Boilerplate for Responsive, Mobile-Friendly Development - franze
http://www.getskeleton.com
======
antidaily
Related: <http://mediaqueri.es/>

It's "a collection of responsive designs". Some great examples in there.

Also: <http://www.angrycreative.se/projekt/less-framework/> Another nice media
query framework, though a bit more complicated.

------
rglover
At first I thought "not another one," but Dave has really done some great
work. Simple, lightweight, and beautiful. Not to mention he provides a great
set of media queries to aid with responsive designs and a handful of basic
elements (forms, buttons, and a tab system).

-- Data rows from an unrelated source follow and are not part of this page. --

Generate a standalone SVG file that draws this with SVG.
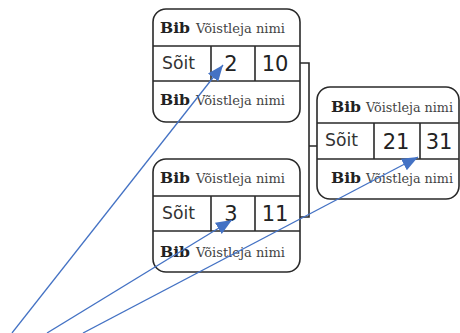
<svg xmlns="http://www.w3.org/2000/svg" width="460" height="333" viewBox="0 0 460 333">
<style>
.box{fill:#fff;stroke:#2a2a2a;stroke-width:1.6}
.dv{stroke:#2a2a2a;stroke-width:1.6;fill:none}
.bib{font-family:"DejaVu Serif","Liberation Serif",serif;font-weight:bold;font-size:15px;fill:#222}
.nm{font-family:"DejaVu Serif","Liberation Serif",serif;font-size:12px;fill:#444}
.soit{font-family:"DejaVu Sans",sans-serif;font-size:17px;fill:#333}
.num{font-family:"DejaVu Sans",sans-serif;font-size:21px;fill:#222;text-anchor:middle}
.con{stroke:#2a2a2a;stroke-width:1.6;fill:none}
.arr{stroke:#4472C4;stroke-width:1.3;fill:none;marker-end:url(#ah)}
</style>
<defs>
<marker id="ah" markerUnits="userSpaceOnUse" markerWidth="17" markerHeight="14" refX="16" refY="6.5" orient="auto">
<path d="M0,0 L16,6.5 L0,13 Z" fill="#4472C4"/>
</marker>
</defs>
<g id="connectors">
<path class="con" d="M300,63 H309 V217 H300 M309,146 H317"/>
</g>
<g id="node1">
<rect class="box" x="153" y="9" width="147" height="113" rx="13"/>
<path class="dv" d="M153,46 H300 M153,81 H300 M211,46 V81 M255,46 V81"/>
<text class="bib" x="160" y="33" textLength="30" lengthAdjust="spacingAndGlyphs">Bib</text><text class="nm" x="196" y="33" textLength="89" lengthAdjust="spacingAndGlyphs">Võistleja nimi</text>
<text class="soit" x="162" y="69" textLength="33" lengthAdjust="spacingAndGlyphs">Sõit</text>
<text class="num" x="231" y="71">2</text><text class="num" x="275" y="71">10</text>
<text class="bib" x="160" y="105" textLength="30" lengthAdjust="spacingAndGlyphs">Bib</text><text class="nm" x="196" y="105" textLength="89" lengthAdjust="spacingAndGlyphs">Võistleja nimi</text>
</g>
<g id="node2">
<rect class="box" x="153" y="159" width="147" height="113" rx="13"/>
<path class="dv" d="M153,196 H300 M153,231 H300 M211,196 V231 M255,196 V231"/>
<text class="bib" x="160" y="183" textLength="30" lengthAdjust="spacingAndGlyphs">Bib</text><text class="nm" x="196" y="183" textLength="89" lengthAdjust="spacingAndGlyphs">Võistleja nimi</text>
<text class="soit" x="162" y="219" textLength="33" lengthAdjust="spacingAndGlyphs">Sõit</text>
<text class="num" x="231" y="221">3</text><text class="num" x="275" y="221">11</text>
<text class="bib" x="160" y="257" textLength="30" lengthAdjust="spacingAndGlyphs">Bib</text><text class="nm" x="196" y="257" textLength="89" lengthAdjust="spacingAndGlyphs">Võistleja nimi</text>
</g>
<g id="node3">
<rect class="box" x="317" y="87" width="142" height="112" rx="13"/>
<path class="dv" d="M317,123 H459 M317,159 H459 M374,123 V159 M420,123 V159"/>
<text class="bib" x="331" y="112" textLength="30" lengthAdjust="spacingAndGlyphs">Bib</text><text class="nm" x="366" y="112" textLength="87" lengthAdjust="spacingAndGlyphs">Võistleja nimi</text>
<text class="soit" x="325" y="146" textLength="33" lengthAdjust="spacingAndGlyphs">Sõit</text>
<text class="num" x="396" y="149">21</text><text class="num" x="439" y="149">31</text>
<text class="bib" x="331" y="183" textLength="30" lengthAdjust="spacingAndGlyphs">Bib</text><text class="nm" x="366" y="183" textLength="87" lengthAdjust="spacingAndGlyphs">Võistleja nimi</text>
</g>
<g id="arrows">
<line class="arr" x1="12" y1="333" x2="223" y2="65"/>
<line class="arr" x1="47" y1="333" x2="232" y2="220"/>
<line class="arr" x1="83" y1="333" x2="418" y2="157"/>
</g>
</svg>
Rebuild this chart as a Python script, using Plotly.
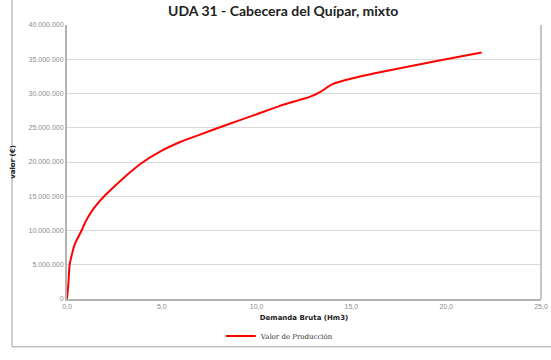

Definitely going to employ this
for "quickie" projects or documentation pages.

------
thisisblurry
This is a great little project!

Somewhat related: <http://html5boilerplate.com/mobile>

------
berberich
I'm going to have to spend a bit of time comparing this to Andy Clarke's 320
and Up[1].

From what I can tell so far, the difference appears to be philosophical -
desktop first vs mobile first.

[1]: <http://stuffandnonsense.co.uk/projects/320andup/>

------
arnemart
This is pretty, but I really think the grid should be fluid, and not just jump
between states.

------
frankdenbow
Was looking to do exactly this on my own. Will try it out!

------
redemade
performance nitpicks:

* 3 separate requests for unminified css files

* 50 equal signs for every html and css comment (and there are a lot)